WASHINGTON – A House energy subcommittee is pushing legislation to require the Energy Department to lease some of the Strategic Petroleum Reserve facilities to companies or foreign governments and use the profits to update old equipment and infrastructure.
The Strategic Petroleum Reserve is the world’s largest government-owned stockpile of emergency crude oil, stored in huge underground salt caverns along the coastline of the Gulf of Mexico.
The 665.5 million barrels of crude oil stored there are worth about $42 billion. That exceeds its obligation as a member of the International Energy Agency under the International Energy Program to maintain at least 90 days of reserve oil. Congress authorized the reserve in response to the Organization of Arab Petroleum Exporting Countries’ oil embargo in 1973 and 1974.
“The U.S. is arguably more energy secure now than ever before,” said subcommittee chairman Rep. Fred Upton, R-Mich. “We’re the number one world producer for oil and gas. Our imports of gas have declined about 70% since peaking in 2005.
“Our pipelines are full. Our refineries are operating at near peak capacity.”
Upton said he expects the House and Senate to pass the bill and get to the president before the end of the year.
Democratic Rep. Frank Pallone of New Jersey said the Trump administration has been considering releasing oil from the reserve to lower gas prices before the November midterm elections to help the Republican candidates.
“When you get to the point where the administration is publicly discussing using SPR for blatantly political purposes, then it is certainly a good time to discuss the future of the reserve,” Pallone said.
Charlie Cray, a senior research specialist at Greenpeace USA, said in a statement, that the country’s energy needs should never be treated as a “political chip” before an election. Instead, the government could stabilize the energy market by building up green infrastructure.

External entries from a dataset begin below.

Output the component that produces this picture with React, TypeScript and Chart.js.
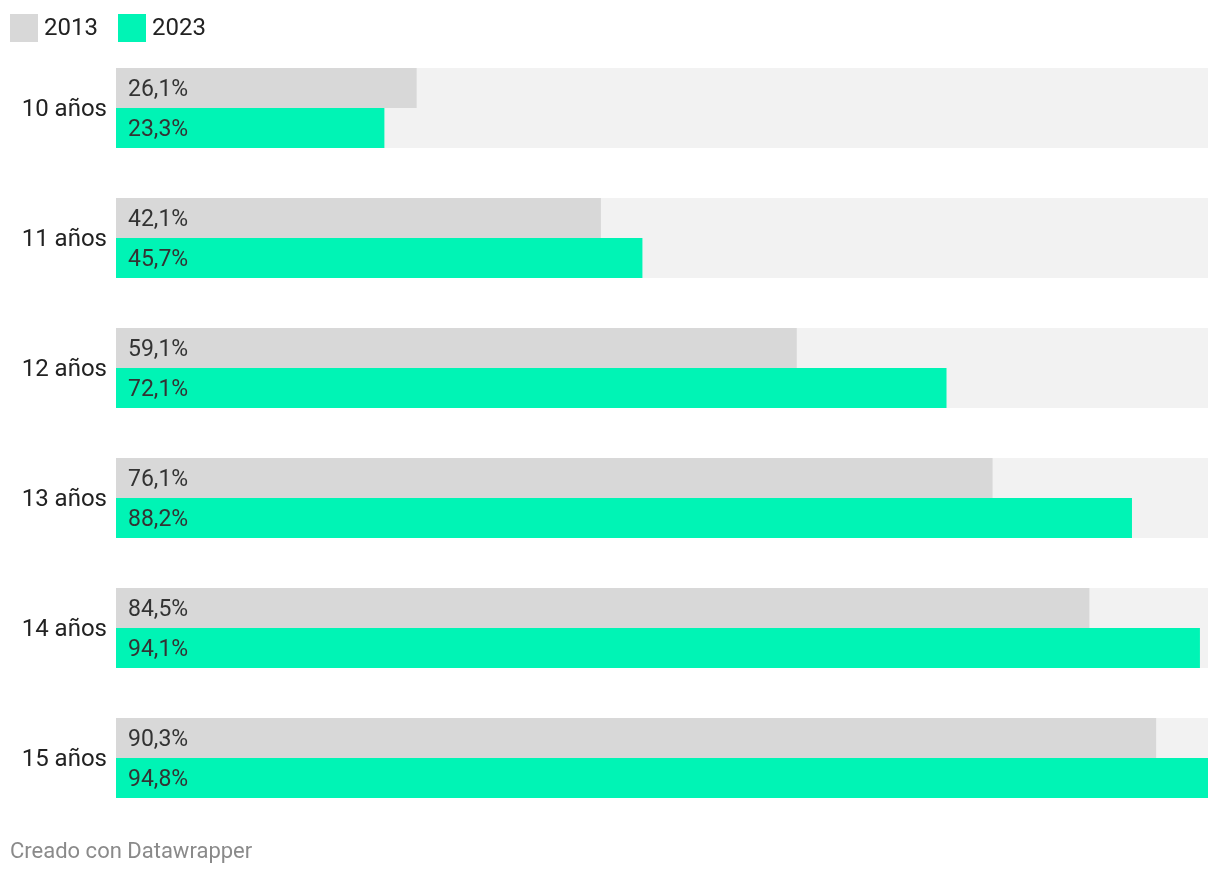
import React, { useEffect, useRef } from "react";
import { Chart, registerables } from "chart.js";

Chart.register(...registerables);

const categories = ["10 años", "11 años", "12 años", "13 años", "14 años", "15 años"];
const seriesNames = ["2013", "2023"];
const values2013 = [26.1, 42.1, 59.1, 76.1, 84.5, 90.3];
const values2023 = [23.3, 45.7, 72.1, 88.2, 94.1, 94.8];
const colors = ["#d8d8d8", "#00f4b5"];
const trackColor = "#f2f2f2";

const maxValue = Math.max(...values2013, ...values2023);
const trackValues = categories.map(() => maxValue);

const fmt = (v: number) => v.toFixed(1).replace(".", ",") + "%";

const valueLabels = {
  id: "valueLabels",
  afterDatasetsDraw(chart: any) {
    const ctx = chart.ctx;
    ctx.save();
    ctx.font = "23px Roboto";
    ctx.fillStyle = "#333333";
    ctx.textAlign = "left";
    ctx.textBaseline = "middle";
    [0, 1].forEach((di) => {
      const meta = chart.getDatasetMeta(di);
      const data = chart.data.datasets[di].data as number[];
      meta.data.forEach((el: any, i: number) => {
        ctx.fillText(fmt(data[i]), el.base + 12, el.y + 2);
      });
    });
    ctx.restore();
  },
};

export default function App() {
  const ref = useRef<HTMLCanvasElement | null>(null);
  useEffect(() => {
    if (!ref.current) return;
    const chart = new Chart(ref.current, {
      type: "bar",
      data: {
        labels: categories,
        datasets: [
          { label: seriesNames[0], data: values2013, backgroundColor: colors[0], order: 0 },
          { label: seriesNames[1], data: values2023, backgroundColor: colors[1], order: 0 },
          { label: "track", data: trackValues, backgroundColor: trackColor, order: 1, grouped: false } as any,
        ],
      },
      options: {
        indexAxis: "y",
        animation: false,
        responsive: false,
        maintainAspectRatio: false,
        datasets: { bar: { categoryPercentage: 80 / 130, barPercentage: 1, borderWidth: 0 } },
        layout: { padding: { left: 0, right: 12, top: 43, bottom: 53 } },
        plugins: { legend: { display: false }, tooltip: { enabled: false } },
        scales: {
          x: { display: false, min: 0, max: maxValue },
          y: {
            grid: { display: false, drawTicks: false },
            border: { display: false },
            ticks: { font: { family: "Roboto", size: 24 }, color: "#222222", padding: 9, labelOffset: 2 },
            afterFit: (s: any) => {
              s.width = 116;
            },
          },
        },
      },
      plugins: [valueLabels],
    });
    return () => chart.destroy();
  }, []);

  const legendItem = (name: string, color: string, left: number) => (
    <div key={name} style={{ position: "absolute", left, top: 14, height: 28, display: "flex", alignItems: "center" }}>
      <div style={{ width: 28, height: 28, background: color }} />
      <span style={{ marginLeft: 6, fontSize: 24, color: "#222", lineHeight: "28px", position: "relative", top: -1 }}>{name}</span>
    </div>
  );

  return (
    <div style={{ position: "absolute", left: 0, top: 0, width: 1220, height: 876, background: "#fff", fontFamily: "Roboto", overflow: "hidden" }}>
      <canvas ref={ref} width={1220} height={876} style={{ position: "absolute", left: 0, top: 0, width: 1220, height: 876 }} />
      {legendItem(seriesNames[0], colors[0], 10)}
      {legendItem(seriesNames[1], colors[1], 118)}
      <div style={{ position: "absolute", left: 10, top: 837, fontSize: 22, color: "#8a8a8a", lineHeight: "28px" }}>Creado con Datawrapper</div>
    </div>
  );
}
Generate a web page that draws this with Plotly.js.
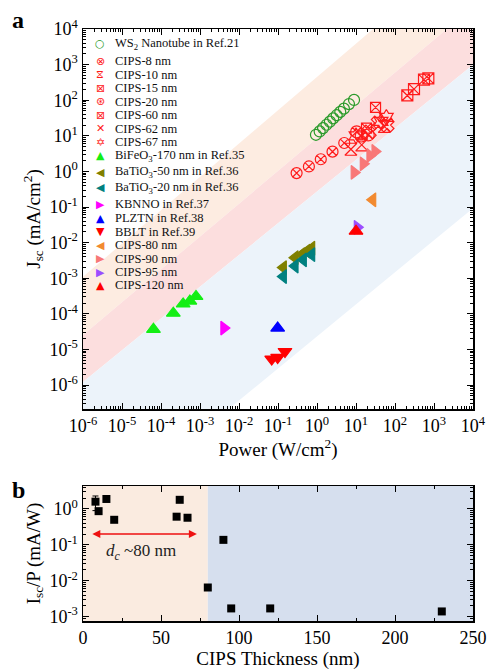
<!DOCTYPE html>
<html>
<head>
<meta charset="utf-8">
<script src="https://cdn.plot.ly/plotly-3.0.1.min.js"></script>
<style>html,body{margin:0;padding:0;background:#fff;}#chart{width:489px;height:671px;}</style>
</head>
<body>
<div id="chart"></div>
<script>
// ---------- Panel a data: power (W/cm^2) vs Jsc (mA/cm^2) ----------
const ws2Power   = [0.94, 1.17, 1.43, 1.75, 2.14, 2.6, 3.2, 3.95, 4.9, 6.6, 8.9];
const ws2Jsc     = [10.7, 13.3, 16.5, 20.5, 25, 31, 38, 47, 58, 78, 102];
const cips8Power = [0.30, 0.62, 1.25, 2.5, 5.0];
const cips8Jsc   = [0.90, 1.38, 2.2, 3.6, 6.3];
const cips10Power = [7.4, 14, 53];
const cips10Jsc   = [4.2, 5.6, 18.4];
const cips15Power = [207, 307, 554, 715];
const cips15Jsc   = [136, 206, 377, 410];
const cips20Power = [10.4, 13.6, 20.6];
const cips20Jsc   = [13, 9.9, 10.6];
const cips60Power = [31.7, 18.6];
const cips60Jsc   = [63, 16.5];
const cips62Power = [37, 63, 22];
const cips62Jsc   = [23, 20, 13];
const cips67Power = [44, 60, 10];
const cips67Jsc   = [25.5, 33, 10];
const bfoPower = [6.4e-5, 2.07e-4, 3.7e-4, 5.5e-4, 7.9e-4];
const bfoJsc   = [3.7e-5, 1.05e-4, 1.9e-4, 2.3e-4, 3.1e-4];
const bto50Power = [0.137, 0.273, 0.40, 0.55, 0.73];
const bto50Jsc   = [2.0e-3, 3.8e-3, 4.6e-3, 5.8e-3, 7.0e-3];
const bto20Power = [0.137, 0.273, 0.446, 0.73];
const bto20Jsc   = [1.12e-3, 2.2e-3, 3.3e-3, 4.6e-3];
const kbnnoPower = [4.1e-3];
const kbnnoJsc   = [4.0e-5];
const plztnPower = [0.098];
const plztnJsc   = [4.0e-5];
const bbltPower = [0.069, 0.098, 0.151];
const bbltJsc   = [5.4e-6, 6.0e-6, 8.8e-6];
const cips80Power = [26.8];
const cips80Jsc   = [0.16];
const cips90Power = [9.0, 15.4, 22.8, 30.7];
const cips90Jsc   = [0.94, 1.64, 2.8, 3.65];
const cips95Power = [10.8];
const cips95Jsc   = [0.027];
const cips120Power = [10];
const cips120Jsc   = [0.021];

// band boundary lines (log10 P, log10 J endpoints)
const bandLogP = [-7, 5];
const orangeTop = [-3.895, 7.33];
const pinkTop   = [-5.51, 5.54];
const blueTop   = [-6.80, 3.89];
const blueBot   = [-10.93, -0.13];

// ---------- Panel b data ----------
const thickness = [8, 10, 15, 20, 60, 62, 67, 80, 90, 95, 120, 230];
const iscOverP  = [1.6, 0.87, 1.9, 0.5, 0.61, 1.8, 0.57, 0.0065, 0.138, 0.0017, 0.0017, 0.0014];
const errPlus   = [0.7, 0, 0, 0, 0, 0, 0, 0, 0, 0, 0, 0];
const errMinus  = [0.7, 0, 0, 0, 0, 0, 0, 0, 0, 0, 0, 0];

const decTicks = [-6,-5,-4,-3,-2,-1,0,1,2,3,4];
const FONT = 'Liberation Serif, Times New Roman, serif';

function pw(v){ return Math.pow(10, v); }
function band(top, bot, color){
  return {
    x: [pw(bandLogP[0]), pw(bandLogP[1]), pw(bandLogP[1]), pw(bandLogP[0])],
    y: [pw(top[0]), pw(top[1]), pw(bot[1]), pw(bot[0])],
    mode: 'lines', fill: 'toself', fillcolor: color, line: {width: 0, color: color},
    hoverinfo: 'skip', showlegend: false, xaxis: 'x', yaxis: 'y'
  };
}

const series = [
  {name: 'WS<sub>2</sub> Nanotube in Ref.21', x: ws2Power, y: ws2Jsc, symbol: 'circle-open', color: '#2a9a2a', size: 11, glyph: '○'},
  {name: 'CIPS-8 nm', x: cips8Power, y: cips8Jsc, symbol: 'circle-x-open', color: '#ff1a1a', size: 11, glyph: '⊗'},
  {name: 'CIPS-10 nm', x: cips10Power, y: cips10Jsc, symbol: 'hourglass-open', color: '#ff1a1a', size: 12, glyph: '⧖'},
  {name: 'CIPS-15 nm', x: cips15Power, y: cips15Jsc, symbol: 'square-x-open', color: '#ff1a1a', size: 11, glyph: '⊠'},
  {name: 'CIPS-20 nm', x: cips20Power, y: cips20Jsc, symbol: 'circle-x-open', color: '#ff1a1a', size: 12, glyph: '⊛'},
  {name: 'CIPS-60 nm', x: cips60Power, y: cips60Jsc, symbol: 'square-x-open', color: '#ff1a1a', size: 10, glyph: '⊠'},
  {name: 'CIPS-62 nm', x: cips62Power, y: cips62Jsc, symbol: 'x-open', color: '#ff1a1a', size: 12, glyph: '✕'},
  {name: 'CIPS-67 nm', x: cips67Power, y: cips67Jsc, symbol: 'hexagram-open', color: '#ff1a1a', size: 12, glyph: '✡'},
  {name: 'BiFeO<sub>3</sub>-170 nm in Ref.35', x: bfoPower, y: bfoJsc, symbol: 'triangle-up', color: '#14ee14', size: 12, glyph: '▲'},
  {name: 'BaTiO<sub>3</sub>-50 nm in Ref.36', x: bto50Power, y: bto50Jsc, symbol: 'triangle-left', color: '#808000', size: 12, glyph: '◀'},
  {name: 'BaTiO<sub>3</sub>-20 nm in Ref.36', x: bto20Power, y: bto20Jsc, symbol: 'triangle-left', color: '#008080', size: 12, glyph: '◀'},
  {name: 'KBNNO in Ref.37', x: kbnnoPower, y: kbnnoJsc, symbol: 'triangle-right', color: '#ff00ff', size: 12, glyph: '▶'},
  {name: 'PLZTN in Ref.38', x: plztnPower, y: plztnJsc, symbol: 'triangle-up', color: '#0000ff', size: 12, glyph: '▲'},
  {name: 'BBLT in Ref.39', x: bbltPower, y: bbltJsc, symbol: 'triangle-down', color: '#ff0000', size: 12, glyph: '▼'},
  {name: 'CIPS-80 nm', x: cips80Power, y: cips80Jsc, symbol: 'triangle-left', color: '#f28a30', size: 12, glyph: '◀'},
  {name: 'CIPS-90 nm', x: cips90Power, y: cips90Jsc, symbol: 'triangle-right', color: '#f87878', size: 12, glyph: '▶'},
  {name: 'CIPS-95 nm', x: cips95Power, y: cips95Jsc, symbol: 'triangle-right', color: '#9b4dff', size: 12, glyph: '▶'},
  {name: 'CIPS-120 nm', x: cips120Power, y: cips120Jsc, symbol: 'triangle-up', color: '#ff0000', size: 12, glyph: '▲'}
];
// legend row centres, in pixels from top of page
const legendRowPx = [44, 61, 74.5, 88, 101.5, 115, 128.5, 142, 155.5, 172, 187.5, 204, 218, 231.5, 245, 258.5, 272, 285];

const traces = [
  band(orangeTop, pinkTop, 'rgb(253,236,225)'),
  band(pinkTop, blueTop, 'rgb(252,222,222)'),
  band(blueTop, blueBot, 'rgb(236,243,250)')
];
series.forEach(s => {
  traces.push({
    x: s.x, y: s.y, mode: 'markers', name: s.name, showlegend: false,
    marker: {symbol: s.symbol, size: s.size, color: s.color, line: {color: s.color, width: 1.2}},
    xaxis: 'x', yaxis: 'y'
  });
});
traces.push({
  x: thickness, y: iscOverP, mode: 'markers', showlegend: false,
  marker: {symbol: 'square', size: 8, color: 'black'},
  error_y: {type: 'data', symmetric: false, array: errPlus, arrayminus: errMinus, color: 'black', thickness: 1, width: 3},
  xaxis: 'x2', yaxis: 'y2'
});

const H = 671, T = 29, B = 50;
const plotH = H - T - B;
function py(p){ return (H - B - p) / plotH; }
function px(p){ return (p - 83) / 390; }

const annotations = [];
series.forEach((s, i) => {
  annotations.push({xref: 'paper', yref: 'paper', x: px(100), y: py(legendRowPx[i]), xanchor: 'center', yanchor: 'middle',
    text: s.glyph, showarrow: false, font: {family: 'DejaVu Sans', size: 11, color: s.color}});
  annotations.push({xref: 'paper', yref: 'paper', x: px(113), y: py(legendRowPx[i]), xanchor: 'left', yanchor: 'middle',
    text: s.name, showarrow: false, font: {family: FONT, size: 12.5, color: '#111'}});
});
annotations.push({xref: 'paper', yref: 'paper', x: px(18), y: py(20), xanchor: 'center', yanchor: 'middle',
  text: '<b>a</b>', showarrow: false, font: {family: FONT, size: 24, color: 'black'}});
annotations.push({xref: 'paper', yref: 'paper', x: px(18), y: py(490), xanchor: 'center', yanchor: 'middle',
  text: '<b>b</b>', showarrow: false, font: {family: FONT, size: 24, color: 'black'}});
annotations.push({xref: 'x2', yref: 'y2', x: 73, y: Math.log10(0.2), axref: 'x2', ayref: 'y2', ax: 5, ay: Math.log10(0.2),
  text: '', showarrow: true, arrowhead: 2, startarrowhead: 2, arrowside: 'end+start', arrowsize: 1, startarrowsize: 1,
  arrowwidth: 1.6, arrowcolor: '#ee1111'});
annotations.push({xref: 'x2', yref: 'y2', x: 37, y: Math.log10(0.065), text: '<i>d</i><sub><i>c</i></sub> ~80 nm',
  showarrow: false, font: {family: FONT, size: 17, color: '#222'}});

function logAxis(range, title, domain, anchor, tickList){
  return {
    type: 'log', range: range, domain: domain, anchor: anchor,
    tickmode: 'array', tickvals: tickList.map(pw),
    ticktext: tickList.map(v => '10<sup>' + v + '</sup>'),
    ticks: 'inside', ticklen: 6, tickwidth: 1, tickcolor: 'black',
    minor: {ticks: 'inside', ticklen: 3, dtick: 'D1', tickcolor: 'black', tickwidth: 1},
    showline: true, linecolor: 'black', linewidth: 1.5, mirror: 'ticks',
    showgrid: false, zeroline: false,
    tickfont: {family: FONT, size: 18, color: 'black'},
    title: {text: title, font: {family: FONT, size: 19, color: 'black'}, standoff: 4}
  };
}

const layout = {
  width: 489, height: 671,
  margin: {l: 83, r: 16, t: T, b: B},
  paper_bgcolor: 'white', plot_bgcolor: 'white',
  showlegend: false,
  xaxis: logAxis([-6, 4], 'Power (W/cm<sup>2</sup>)', [0, 1], 'y', decTicks),
  yaxis: logAxis([-6.67, 4], 'J<sub>sc</sub> (mA/cm<sup>2</sup>)', [py(409), 1], 'x', decTicks),
  xaxis2: {
    range: [0, 250], domain: [0, 1], anchor: 'y2', dtick: 50,
    ticks: 'inside', ticklen: 6, tickcolor: 'black',
    minor: {ticks: 'inside', ticklen: 3, dtick: 25, tickcolor: 'black'},
    showline: true, linecolor: 'black', linewidth: 1.5, mirror: 'ticks', showgrid: false, zeroline: false,
    tickfont: {family: FONT, size: 18, color: 'black'},
    title: {text: 'CIPS Thickness (nm)', font: {family: FONT, size: 19, color: 'black'}, standoff: 4}
  },
  yaxis2: logAxis([-3.12, 0.64], 'I<sub>sc</sub>/P (mA/W)', [0, py(486)], 'x2', [-3, -2, -1, 0]),
  shapes: [
    {type: 'rect', xref: 'x2', yref: 'y2 domain', x0: 0, x1: 80, y0: 0, y1: 1, fillcolor: 'rgb(250,235,224)', line: {width: 0}, layer: 'below'},
    {type: 'rect', xref: 'x2', yref: 'y2 domain', x0: 80, x1: 250, y0: 0, y1: 1, fillcolor: 'rgb(214,223,238)', line: {width: 0}, layer: 'below'}
  ],
  annotations: annotations
};

Plotly.newPlot('chart', traces, layout, {displayModeBar: false, staticPlot: true});
</script>
</body>
</html>
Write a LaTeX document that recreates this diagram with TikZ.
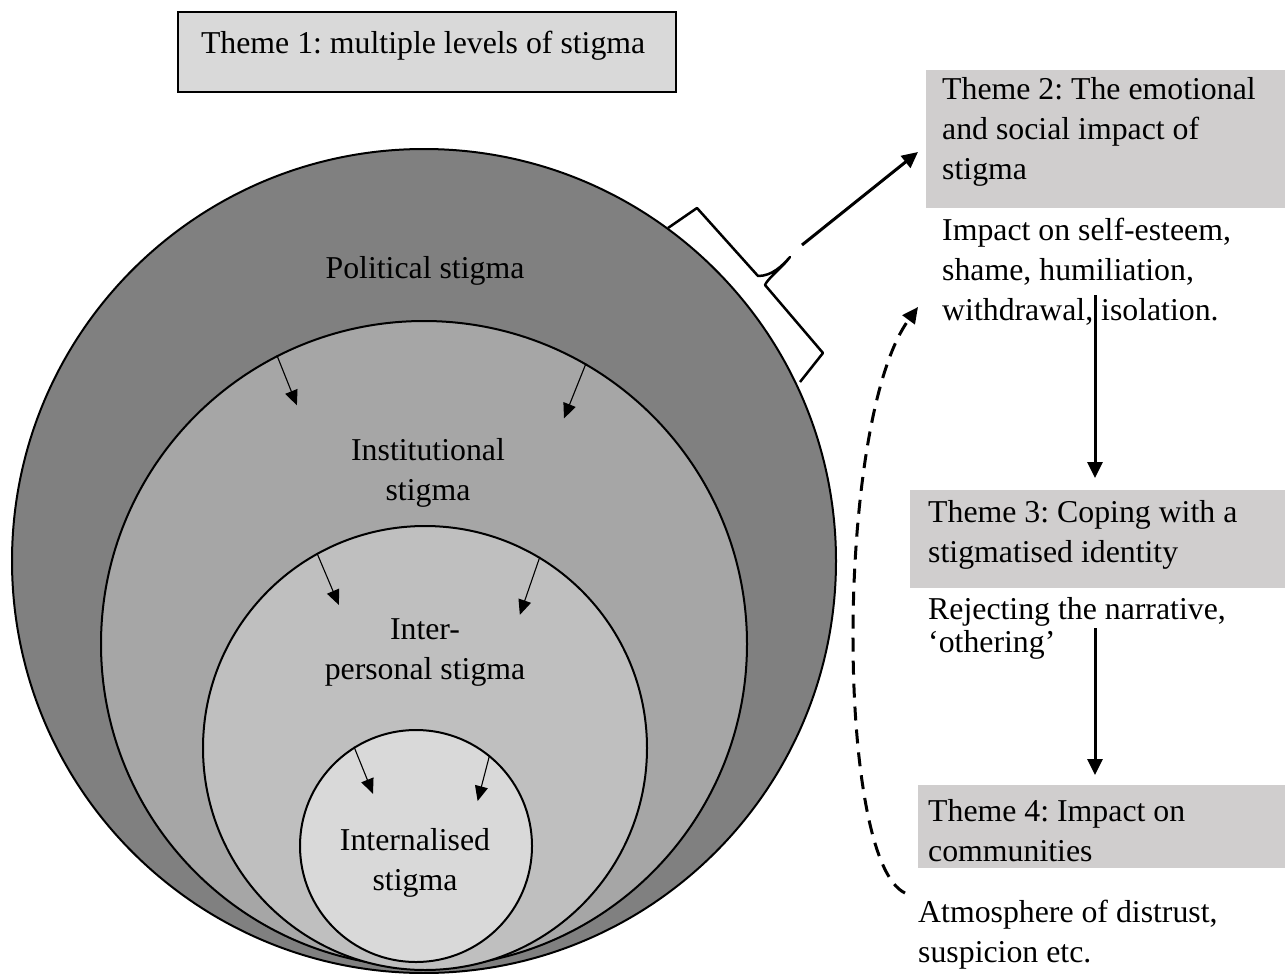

Congress has passed several laws authorizing the sale of crude oil from the reserve. These sales, totaling an estimated $16 billion, are projected to reduce the crude oil inventory from the current 660 million barrels to about 400 million barrels over the next decade, according to the subcommittee.
“Climate change is one of the greatest threats to our national security, a significant reason why the United States must continue to limit its burning of fossil fuels and instead make the transition to a green economy,” Cray said in the same statement.
The reserve’s facilities are more than 40 years old and haven’t been upgraded in 25 years, according to Steven Winberg, the Department of Energy’s assistant secretary for fossil energy. The DOE is developing a life extension program to upgrade the SPR system to operate for an additional 25 years. By leasing space to other countries or commercial operations, the upgrading expenses could be covered by the lease payments, Winberg said.
The DOE is conducting a study to identify which of the reserve’s storage caverns or related facilities likely will become underutilized or operationally inefficient and possibly be closed, he told the subcommittee.
However, the DOE has not done a great job assessing market changes, identifying the optimal size for the reserve, or analyzing possible needs for the oil, said Frank Rusco of the Government Accountability Office, the nonpartisan congressional investigative agency.
Rusco said Australia and New Zealand have shown interest in leasing space in the reserve since salt cavern storage is generally cheaper than tank or ship storage, and he predicted other countries also would be interested.
Texas Republican Rep. Joe Barton said that leasing the underused parts of the facilities is a win-win idea.
“Maybe it’ll work, maybe it won’t, but we’re not going to be worse off than we are,” Barton said. “We will probably be better off if the private sector makes a decision to utilize it because it’s going to give some funding that’s at the discretion of the secretary of energy to improve the facility.”